In ASM. using the registers, the register pair DX,AX can be used to hold a double-word, and this can be divided by any word (16 bit) reference, with the AX register receiving the Integer result, and the DX register receiving the remainder (the potion we want to have returned).
A variation of the register approach has the word to be divided into in the AX register, and this can be divided by a byte (8 bit) value, and the integer result will be in AL, with the remainder in AH.
For greatest flexability, we would normally elect to use the first form.
Code: Select all
Procedure.w Mod(value1.w,base1.w)
temp1.w
MOV ax,value1
XOR dx,dx
DIV base1
MOV temp1,dx
ProcedureReturn temp1
EndProcedure
OpenConsole()
ConsoleColor(15,1)
For a.w=1 To 50
Print("Mod("+Str(a)+",13) ==> "+Str(Mod(a,13)))
If (a & 1)
ConsoleLocate(39,a/2)
ElseIf a<50
PrintN("")
EndIf
Next
While Inkey()=""
Wend
Posted: Thu Apr 15, 2004 11:00 pm
by freak
Why don't you use the PB mod ( % ) operator?
Timo
Posted: Thu Apr 15, 2004 11:17 pm
by dontmailme
Another example
Posted: Thu Apr 15, 2004 11:45 pm
by oldefoxx
Frankly, I was not aware of it. The Help file is not much help on special
character operators, and I could not find a Mod() or Modulo() function
listed. Since others have made inquiries as well, I just figured that it was a neglected topic.
Anyway, I've since learned a couple of other facts about interfacing PB and ASM, which has lead to a slightly enhanced version of Mod(). This one
allows long values, but it does not perform signed arithmetic. There is an example on the forum for handling signed arithmetic if that is what you are looking for.
Code: Select all
Procedure.l Mod(ivalue.l, ibase.l)
MOV eax,[esp] ;grab ivalue.l from the stack (1st item at bottom)
XOR edx,edx ;clear the extended DX register
DIV dword [esp+4] ;unsigned divide using ibase.l (next on stack)
MOV eax,edx ;put remainder (Mod) in EAX register for return
ProcedureReturn ;cause PB to return value found in EAX
EndProcedure
OpenConsole() ;use console for output
ConsoleColor(15,1) ;make colors white on blue (more pleasing)
ClearConsole() ;set all the console to same colors
For a.l=0 To 24 ;create 50 examples of Mod(N,31)
ConsoleLocate(0,a) ;position to next line and column
Print("Mod("+Str(a)+",31) ==> "+Str(mod(a,31)))

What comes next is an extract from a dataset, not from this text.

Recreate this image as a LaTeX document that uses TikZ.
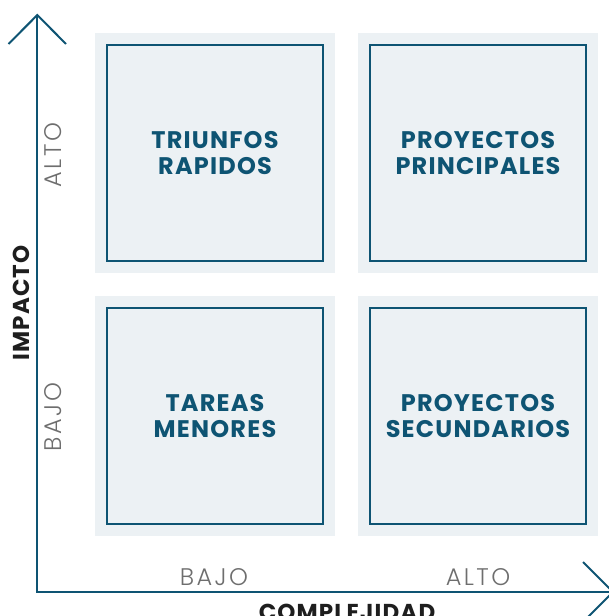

ConsoleLocate (39,a) ;position to left on same line
Print("Mod("+Str(a+25)+",31) ==> "+Str(mod(a+25,31)))
Next
While Inkey()="" ;wait until a key is pressed, then terminate
Wend
Posted: Fri Apr 16, 2004 11:27 am
by Soulfire
Any language has (or ..should.. have) a modulus operator, and PB is no exception. It is documented in the ..you guessed it.. "Variables, Types, and Operators" page. Wow, imagine that.
Posted: Fri Apr 16, 2004 12:35 pm
by blueznl
this is where the not will one day be inluded, not?
Posted: Fri Apr 16, 2004 12:43 pm
by Kris_a
blame Microsoft, their CHM format doesn't seem to support special characters (=,!,~,<,>,(,),%) in the search section :roll:
Posted: Fri Apr 16, 2004 2:29 pm
by dontmailme
blueznl wrote:this is where the not will one day be inluded, not?
You are not not right about not being not not included at some stage, or not ?!
Posted: Sat Apr 17, 2004 11:43 am
by TronDoc
Kris_a wrote:blame Microsoft, their CHM format doesn't seem to support special characters (=,!,~,<,>,(,),%) in the search section :roll:
WinDoze'98fe's "find" function can't search for a '$' as
text to find in files... :roll:
Posted: Tue Jun 15, 2004 1:34 pm
by Dr. Dri
Code: Select all
Procedure.w Mod(value1.w,base1.w)
temp1.w
MOV ax,value1
XOR dx,dx
DIV base1
MOV temp1,dx
ProcedureReturn temp1
EndProcedure
Debug Mod(8, 0)
PB hasn't always had a modulus operator... So this is how i used to do :
Code: Select all
procedure mod(a, b)
if b=0
;if b=0 a/b is forbidden
;so i don't divide
procedurereturn a
endif
a=a-a/b*b
procedurereturn a
endprocedure
Dri
Re: The MOD() Function
Posted: Tue Dec 15, 2009 7:02 pm
by Michael Vogel
What is the best way (except a native PB function) to get a quick and precise solution for doubles?
Results like 0.90000009536743 for the code below are not absolute perfect...
Code: Select all
Procedure.f Mod(x.f, y.f)
!FLD dword [p.v_x]
!FLD dword [p.v_y]
!FPREM
!FSTP st1
!RET 8
EndProcedure